__TASK STATEMENT__
From the first line of the data below through the line holding "from bokeh.resources import INLINE", output each line exactly and leave the pictures out.

__DATASET EXTRACT__

################

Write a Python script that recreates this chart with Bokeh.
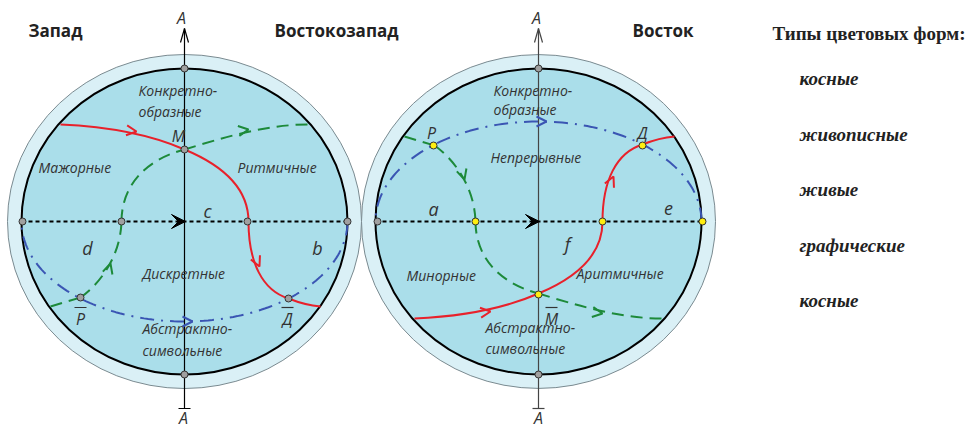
import numpy as np
from bokeh.plotting import figure
from bokeh.models import Range1d, Arrow, OpenHead, VeeHead
from bokeh.core.properties import value
from bokeh.embed import file_html
from bokeh.resources import INLINE

# ---------------- data (image pixel coordinates) ----------------
centers_x = [184, 538]
center_y = 221
inner_rx, inner_ry = 163, 153
outer_rx, outer_ry = 177, 167
blue_ry = 100
mirror_dx = 354

# left-circle curves as cubic Bezier segments: x0,y0,cx0,cy0,cx1,cy1,x1,y1
red_segs = [
    (60, 124, 105, 126, 150, 134, 184, 149),
    (184, 149, 225, 166, 248, 190, 248, 221),
    (248, 221, 248, 262, 262, 290, 288, 298),
    (288, 298, 298, 302, 308, 305, 320, 306),
]
green_segs = [
    (50, 306, 60, 303, 70, 300, 80, 297),
    (80, 297, 100, 283, 120, 255, 121, 221),
    (121, 221, 121, 188, 142, 160, 184, 149),
    (184, 149, 220, 138, 265, 124, 307, 124),
]
# arrow marks on left curves: x, y, dx, dy, colour
left_arrows = [
    (136, 131, 1.0, 0.12, "#e8212b"),
    (259, 266, 0.45, 1.0, "#e8212b"),
    (110, 263, 0.3, -1.0, "#1d8a3a"),
    (248, 129, 1.0, -0.15, "#1d8a3a"),
]
# nodes
gray_pts_x = [22, 121, 247, 347, 184, 184, 184, 80, 288, 377, 538, 538]
gray_pts_y = [221, 221, 221, 221, 68, 374, 149, 297, 298, 221, 68, 374]
yellow_pts_x = [475, 602, 702, 433, 642, 538]
yellow_pts_y = [221, 221, 221, 145, 145, 294]

titles = ["Запад", "Востокозапад", "Восток"]
titles_x = [28, 274, 632]
titles_y = [30, 30, 30]

region_labels = ["Конкретно-", "образные", "Мажорные", "Ритмичные", "Дискретные",
                 "Абстрактно-", "символьные",
                 "Конкретно-", "образные", "Непрерывные", "Минорные", "Аритмичные",
                 "Абстрактно-", "символьные"]
region_x = [138, 138, 38, 237, 142, 142, 142, 493, 493, 490, 406, 576, 485, 485]
region_y = [90, 111, 167, 167, 273, 328, 350, 90, 109, 157, 275, 273, 327, 348]

letters = ["c", "d", "b", "a", "e", "f"]
letters_x = [207, 87, 317, 433, 668, 567]
letters_y = [210, 247, 247, 208, 208, 243]

points_lbl = ["M", "P", "Д", "P", "Д", "M", "A", "A", "A", "A"]
points_lbl_x = [178, 80, 287, 431, 642, 551, 181, 183, 536, 538]
points_lbl_y = [135, 318, 318, 132, 132, 318, 17, 417, 17, 417]
overlined = [False, True, True, False, False, True, False, False, False, False]

legend_title = "Типы цветовых форм:"
legend_items = ["косные", "живописные", "живые", "графические", "косные"]
legend_y = [78, 134, 189, 245, 300]

# ---------------- figure ----------------
W, H = 968, 429
p = figure(width=W, height=H, x_range=Range1d(0, W), y_range=Range1d(H, 0),
           output_backend="svg", toolbar_location=None, min_border=0)
p.axis.visible = False
p.grid.visible = False
p.outline_line_color = None
p.background_fill_color = "white"

RED, GREEN, BLUE = "#e8212b", "#1d8a3a", "#3a55b3"

# rings
p.ellipse(x=centers_x, y=[center_y] * 2, width=2 * outer_rx, height=2 * outer_ry,
          fill_color="#daf0f6", line_color="#7a8a90", line_width=1)
p.ellipse(x=centers_x, y=[center_y] * 2, width=2 * inner_rx, height=2 * inner_ry,
          fill_color="#aadeea", line_color="black", line_width=2)

# blue dash-dot half ellipses (lower on left, upper on right)
t = np.linspace(0, np.pi, 120)
bx_l = centers_x[0] + inner_rx * np.cos(t)
by_l = center_y + blue_ry * np.sin(t)
bx_r = centers_x[1] + inner_rx * np.cos(t)
by_r = center_y - blue_ry * np.sin(t)
p.multi_line(xs=[list(bx_l), list(bx_r)], ys=[list(by_l), list(by_r)],
             line_color=BLUE, line_width=2, line_dash="14 7 2 7")

# black dotted horizontal diameters
for cx in centers_x:
    p.line([cx - inner_rx, cx + inner_rx], [center_y, center_y],
           line_color="black", line_width=2, line_dash="4 3")

# vertical axes
for cx, col in zip(centers_x, ["black", "#444444"]):
    p.line([cx, cx], [28, 408], line_color=col, line_width=1.2)
    p.segment(x0=[cx - 4, cx + 4], y0=[42, 42], x1=[cx, cx], y1=[28, 28],
              line_color=col, line_width=1.2)
    p.line([cx - 6, cx + 6], [408, 408], line_color=col, line_width=1.2)


def draw_segs(segs, color, dash, mirror=False):
    s = np.array(segs, dtype=float)
    if mirror:
        s[:, 0::2] += mirror_dx
        s[:, 1::2] = 2 * center_y - s[:, 1::2]
    p.bezier(x0=s[:, 0], y0=s[:, 1], cx0=s[:, 2], cy0=s[:, 3], cx1=s[:, 4], cy1=s[:, 5],
             x1=s[:, 6], y1=s[:, 7], line_color=color, line_width=2, line_dash=dash)


draw_segs(red_segs, RED, "solid")
draw_segs(green_segs, GREEN, "12 7")
draw_segs(red_segs, RED, "solid", mirror=True)
draw_segs(green_segs, GREEN, "12 7", mirror=True)


def arrow_at(x, y, dx, dy, color, size=10, head=None):
    n = (dx * dx + dy * dy) ** 0.5
    if head is None:
        head = OpenHead(size=size, line_color=color, line_width=2)
    p.add_layout(Arrow(end=head, x_start=x - dx / n, y_start=y - dy / n, x_end=x, y_end=y,
                       line_alpha=0))


for (x, y, dx, dy, c) in left_arrows:
    arrow_at(x, y, dx, dy, c)
    arrow_at(x + mirror_dx, 2 * center_y - y, dx, -dy, c)
arrow_at(centers_x[0] + 8, center_y + blue_ry, 1, 0, BLUE)
arrow_at(centers_x[1] + 8, center_y - blue_ry, 1, 0, BLUE)
for cx in centers_x:
    arrow_at(cx + 1, center_y, 1, 0, "black",
             head=VeeHead(size=14, fill_color="black", line_color="black", line_width=1))

# nodes
p.scatter(gray_pts_x, gray_pts_y, size=7, fill_color="#a0a0a0", line_color="#333333", line_width=1)
p.scatter(yellow_pts_x, yellow_pts_y, size=7, fill_color="#ffee10", line_color="#333333", line_width=1)

# texts
p.text(titles_x, titles_y, text=titles, text_font=value("Open Sans"), text_font_style="bold",
       text_font_size="17px", text_color="#222222", text_baseline="middle", text_align="left")
p.text(region_x, region_y, text=region_labels, text_font=value("Open Sans"),
       text_font_style="italic", text_font_size="14px", text_color="#333333",
       text_baseline="middle", text_align="left")
p.text(letters_x, letters_y, text=letters, text_font=value("Open Sans"),
       text_font_style="italic", text_font_size="18px", text_color="#333333",
       text_baseline="middle", text_align="center")
p.text(points_lbl_x, points_lbl_y, text=points_lbl, text_font=value("Open Sans"),
       text_font_style="italic", text_font_size="16px", text_color="#333333",
       text_baseline="middle", text_align="center")
ol_x0 = [x - 6 for x, o in zip(points_lbl_x, overlined) if o]
ol_x1 = [x + 6 for x, o in zip(points_lbl_x, overlined) if o]
ol_y = [y - 11 for y, o in zip(points_lbl_y, overlined) if o]
p.segment(x0=ol_x0, y0=ol_y, x1=ol_x1, y1=ol_y, line_color="#333333", line_width=1.2)

p.text([772], [33], text=[legend_title], text_font=value("Liberation Serif"),
       text_font_style="bold", text_font_size="19px", text_color="#222222",
       text_baseline="middle", text_align="left")
p.text([799] * len(legend_items), legend_y, text=legend_items, text_font=value("Liberation Serif"),
       text_font_style="bold italic", text_font_size="19px", text_color="#222222",
       text_baseline="middle", text_align="left")

open("out.html", "w").write(file_html(p, INLINE))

################

__SOLUTION TO THIS PROBLEM__
Write a Python script that recreates this chart with Bokeh.
import numpy as np
from bokeh.plotting import figure
from bokeh.models import Range1d, Arrow, OpenHead, VeeHead
from bokeh.core.properties import value
from bokeh.embed import file_html
from bokeh.resources import INLINE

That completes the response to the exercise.